A review by bellebooks
Circe by Madeline Miller

adventurous dark emotional medium-paced
  • Plot- or character-driven? Character
  • Strong character development? Yes
  • Loveable characters? It's complicated
  • Diverse cast of characters? Yes
  • Flaws of characters a main focus? Yes

5.0

Instant classic.  It's a narrative re-analysis of Circe under a more feminist lens.  Much of Greek and Roman mythology was written by men for men, and in a misogynic society, many of those themes develop:
  • The perfect woman cannot exist.  She must suffer and/or die.
  • When women have power, especially goddesses, they are monstrous and destructive.
  • Praised women take on the name of their male representative (husband, son, father).  Shamed women have their own name.
These themes weave the mythologies together, and it reinforces the notions within the society.
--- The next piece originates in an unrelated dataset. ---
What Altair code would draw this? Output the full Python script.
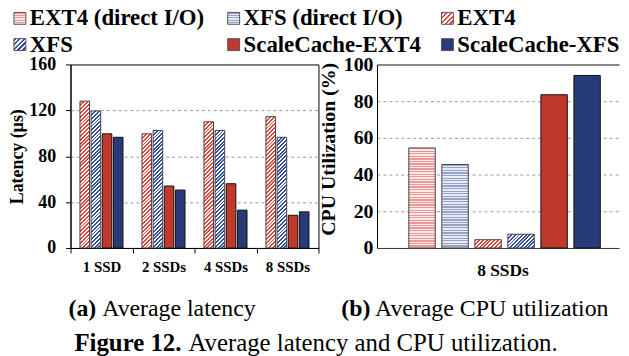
import math
import altair as alt
import pandas as pd

# ---------------- data ----------------
groups = ["1 SSD", "2 SSDs", "4 SSDs", "8 SSDs"]
lat_series = ["EXT4", "XFS", "ScaleCache-EXT4", "ScaleCache-XFS"]
lat_ext4 = [128, 99.5, 110, 114.5]
lat_xfs = [119.5, 102.5, 102.5, 96.5]
lat_sc_ext4 = [99.5, 54, 56, 28.5]
lat_sc_xfs = [96.5, 50.5, 33, 31.5]

cpu_group = ["8 SSDs"]
cpu_series = ["EXT4 (direct I/O)", "XFS (direct I/O)", "EXT4", "XFS",
              "ScaleCache-EXT4", "ScaleCache-XFS"]
cpu_values = [54.5, 45.5, 4.5, 7.5, 83.5, 94]

legend_labels = ["EXT4 (direct I/O)", "XFS (direct I/O)", "EXT4",
                 "XFS", "ScaleCache-EXT4", "ScaleCache-XFS"]
lat_ticks = [0, 40, 80, 120, 160]
cpu_ticks = [0, 20, 40, 60, 80, 100]

caption_a = ["(a)", "Average latency"]
caption_b = ["(b)", "Average CPU utilization"]
caption_fig = ["Figure 12.", "Average latency and CPU utilization."]

# ---------------- styles ----------------
FONT = "Liberation Serif"
LW, LH = 250, 185      # left panel size
RW, RH = 244, 185      # right panel size
L_PI, L_PO = 0.14, 0.85
R_PI, R_PO = 0.2, 0.765

styles = {
    "EXT4 (direct I/O)": ("h", "#EE9896", "#FCEAEA"),
    "XFS (direct I/O)": ("h", "#95A3C8", "#E9ECF4"),
    "EXT4": ("d", "#E4433A", "white"),
    "XFS": ("d", "#3350A0", "white"),
    "ScaleCache-EXT4": ("s", "#C0392B", None),
    "ScaleCache-XFS": ("s", "#263B77", None),
}


def stripe_stops(n, color, bg, frac=0.5):
    stops = []
    for k in range(n):
        a, b, c = k / n, (k + frac) / n, (k + 1) / n
        stops += [
            alt.GradientStop(offset=round(a, 5), color=color),
            alt.GradientStop(offset=round(b, 5), color=color),
            alt.GradientStop(offset=round(b, 5), color=bg),
            alt.GradientStop(offset=round(c, 5), color=bg),
        ]
    return stops


def fill_for(series, w, h, period=2.7):
    kind, color, bg = styles[series]
    if kind == "s":
        return color
    if kind == "h":
        n = max(2, round(h / 2.6))
        return alt.LinearGradient(gradient="linear", x1=0, y1=0, x2=0, y2=1,
                                  stops=stripe_stops(n, color, bg, 0.5))
    c = (1 / h + 1 / w) / (1 / h ** 2 + 1 / w ** 2)
    n = max(2, round((w + h) / math.sqrt(2) / period))
    return alt.LinearGradient(gradient="linear", x1=0, y1=0, x2=c / h, y2=c / w,
                              stops=stripe_stops(n, color, bg, 0.5))


def stroke_for(series):
    return "#111111" if styles[series][0] == "s" else "#444444"


# ---------------- left panel: latency ----------------
lat_vals = {"EXT4": lat_ext4, "XFS": lat_xfs,
            "ScaleCache-EXT4": lat_sc_ext4, "ScaleCache-XFS": lat_sc_xfs}
lat_df = pd.DataFrame([
    {"group": g, "series": s, "value": lat_vals[s][i]}
    for s in lat_series for i, g in enumerate(groups)
])

l_step = (LW / len(groups)) / (len(lat_series) - L_PI + 2 * L_PO)
l_barw = l_step * (1 - L_PI)

lx = alt.X("group:N", sort=groups,
           scale=alt.Scale(domain=groups, paddingInner=0, paddingOuter=0),
           axis=alt.Axis(title=None, labelAngle=0, tickBand="extent", tickSize=5,
                         labelFontSize=15, labelFontWeight="bold", labelPadding=7,
                         domainColor="black", tickColor="black"))
lxo = alt.XOffset("series:N", sort=lat_series,
                  scale=alt.Scale(domain=lat_series, paddingInner=L_PI, paddingOuter=L_PO))
ly = alt.Y("value:Q",
           scale=alt.Scale(domain=[0, 160], nice=False),
           axis=alt.Axis(values=lat_ticks, title="Latency (µs)", titleFontSize=18,
                         titleFontWeight="bold", titlePadding=2,
                         labelFontSize=18, labelFontWeight="bold", labelPadding=10,
                         tickSize=5, grid=True, gridColor="#9A9A9A", gridDash=[3, 3],
                         gridOpacity={"condition": {"test": "datum.value === 0 || datum.value === 160",
                                                    "value": 0}, "value": 1}))

lat_layers = []
for s in lat_series:
    if styles[s][0] == "s":
        lat_layers.append(
            alt.Chart(lat_df).transform_filter(alt.datum.series == s)
            .mark_bar(fill=styles[s][1], stroke=stroke_for(s), strokeWidth=1)
            .encode(x=lx, xOffset=lxo, y=ly))
    else:
        for i, g in enumerate(groups):
            h = lat_vals[s][i] / 160 * LH
            lat_layers.append(
                alt.Chart(lat_df)
                .transform_filter((alt.datum.series == s) & (alt.datum.group == g))
                .mark_bar(fill=fill_for(s, l_barw, h), stroke=stroke_for(s), strokeWidth=1)
                .encode(x=lx, xOffset=lxo, y=ly))
lat_bars = alt.layer(*lat_layers)

# legend (drawn above the left panel)
legend_df = pd.DataFrame({"label": legend_labels,
                          "col": [i % 3 for i in range(len(legend_labels))],
                          "row": [i // 3 for i in range(len(legend_labels))]})
gx = alt.X("col:Q", scale=alt.Scale(domain=[0, 2], range=[-51, 380]), axis=None)
gy = alt.Y("row:Q", scale=alt.Scale(domain=[0, 1], range=[-46.5, -20]), axis=None)
legend_layers = []
for s in legend_labels:
    legend_layers.append(
        alt.Chart(legend_df).transform_filter(alt.datum.label == s)
        .mark_square(size=144, fill=fill_for(s, 12, 12, period=3.2), fillOpacity=1,
                     stroke="#555555", strokeWidth=1, opacity=1)
        .encode(x=gx, y=gy))
legend_layers.append(
    alt.Chart(legend_df).mark_text(align="left", baseline="middle", dx=10,
                                   font=FONT, fontSize=23, fontWeight="bold",
                                   color="black")
    .encode(x=gx, y=gy, text="label:N"))
legend = alt.layer(*legend_layers)


def text_layer(txt, x, y, size, weight):
    return alt.Chart(pd.DataFrame({"t": [txt]})).mark_text(
        align="left", baseline="alphabetic", font=FONT, fontSize=size,
        fontWeight=weight, color="black").encode(
        x=alt.value(x), y=alt.value(y), text="t:N")


left = alt.layer(
    lat_bars, legend,
    text_layer(caption_a[0], -2, 254, 24, "bold"),
    text_layer(caption_a[1], 32, 254, 24, "normal"),
    text_layer(caption_fig[0], 4, 289, 25, "bold"),
    text_layer(caption_fig[1], 119, 289, 25, "normal"),
).resolve_scale(x="independent", y="independent").properties(
    width=LW, height=LH, view=alt.ViewBackground(stroke="black", strokeWidth=1))

# ---------------- right panel: CPU ----------------
cpu_df = pd.DataFrame({"group": cpu_group * len(cpu_series),
                       "series": cpu_series, "value": cpu_values})
r_step = RW / (len(cpu_series) - R_PI + 2 * R_PO)
r_barw = r_step * (1 - R_PI)

rx = alt.X("group:N",
           scale=alt.Scale(domain=cpu_group, paddingInner=0, paddingOuter=0),
           axis=alt.Axis(title=None, labelAngle=0, tickSize=0, labelFontSize=17.5,
                         labelFontWeight="bold", labelPadding=14, labelOffset=5,
                         domainColor="#333333"))
rxo = alt.XOffset("series:N", sort=cpu_series,
                  scale=alt.Scale(domain=cpu_series, paddingInner=R_PI,
                                  paddingOuter=R_PO, align=0.63))
ry = alt.Y("value:Q", scale=alt.Scale(domain=[0, 100], nice=False),
           axis=alt.Axis(values=cpu_ticks, title="CPU Utilization (%)", titleFontSize=20,
                         titleFontWeight="bold", titlePadding=5, titleY=85,
                         labelFontSize=20, labelFontWeight="bold", labelPadding=4,
                         tickSize=0, grid=True,
                         gridColor={"condition": {"test": "datum.value === 100", "value": "#8A8A8A"},
                                    "value": "#9A9A9A"},
                         gridDash={"condition": {"test": "datum.value === 100", "value": []},
                                   "value": [3, 3]},
                         gridWidth={"condition": {"test": "datum.value === 100", "value": 2},
                                    "value": 1},
                         gridOpacity={"condition": {"test": "datum.value === 0", "value": 0},
                                      "value": 1}))

cpu_layers = []
for i, s in enumerate(cpu_series):
    h = cpu_values[i] / 100 * RH
    cpu_layers.append(
        alt.Chart(cpu_df).transform_filter(alt.datum.series == s)
        .mark_bar(fill=fill_for(s, r_barw, h), stroke=stroke_for(s), strokeWidth=1)
        .encode(x=rx, xOffset=rxo, y=ry))

right = alt.layer(
    alt.layer(*cpu_layers),
    text_layer(caption_b[0], -36, 254, 24, "bold"),
    text_layer(caption_b[1], -2, 254, 24, "normal"),
).properties(width=RW, height=RH, view=alt.ViewBackground(stroke=None))

chart = alt.hconcat(left, right, spacing=59, bounds="flush").resolve_scale(
    x="independent", y="independent", xOffset="independent"
).properties(
    padding={"left": 0, "top": -2.5, "right": 0, "bottom": 0}
).configure_axis(
    labelFont=FONT, titleFont=FONT, labelColor="black", titleColor="black",
    domainColor="black", tickColor="black"
).configure_view(stroke="black")

chart.save("out.html", embed_options={"renderer": "svg", "actions": False})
This masterpiece, however, re-examines this myth in particular, looks back at the text with a more careful eye and develops motive.  Many of the mythologies leave this out, highlighting motives based on selfishness and corruption.  However, it ignores or minimizes where those desires come from, how the society itself really is the true villain of every goddess origin story.
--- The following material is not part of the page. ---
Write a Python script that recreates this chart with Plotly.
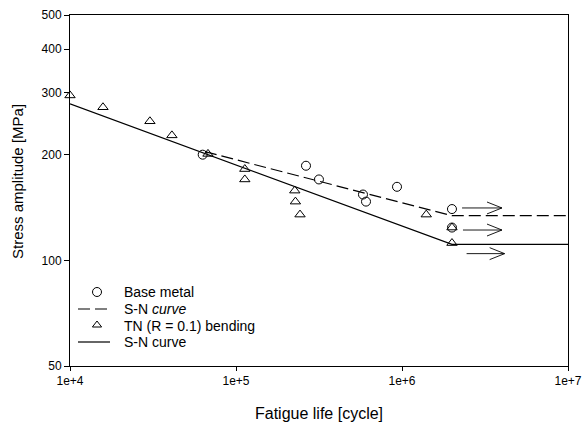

This isn't to excuse all of Circe's actions nor any and all women in this book.  It's wonderfully messy and complicated, all shades of gray area.  Miller skillfully shows that the black and white that was so hard pressed in Antiquity is much more muddy than people want to realize, especially as the myths do not exist in a vacuum.
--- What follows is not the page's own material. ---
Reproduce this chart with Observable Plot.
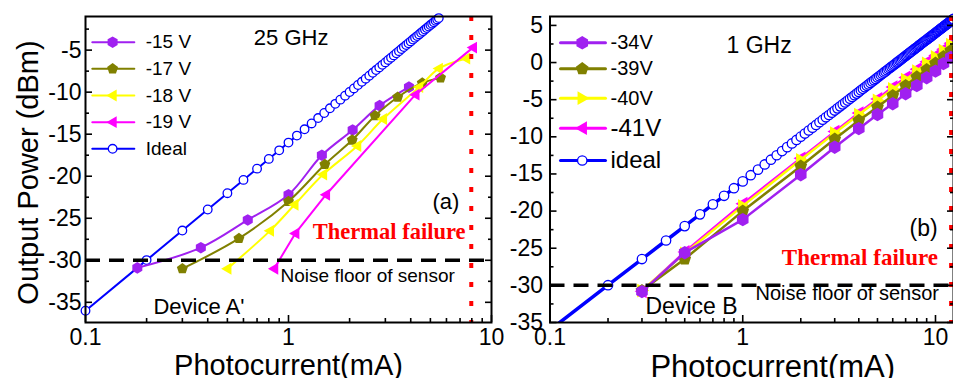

I do hope that this appears as part of the summer reading list for high schoolers.  I would have loved to read this instead of The Great Gatsby, The Scarlet Letter, Oedipus Trilogy, all of which highlight women that are marginalized and victimized because of the society they live in (I have less sympathy for Daisy Buchannan, but that's beside the point).  This book deserves to join the ranks, and I most certainly plan to wear out my copy one reread at a time.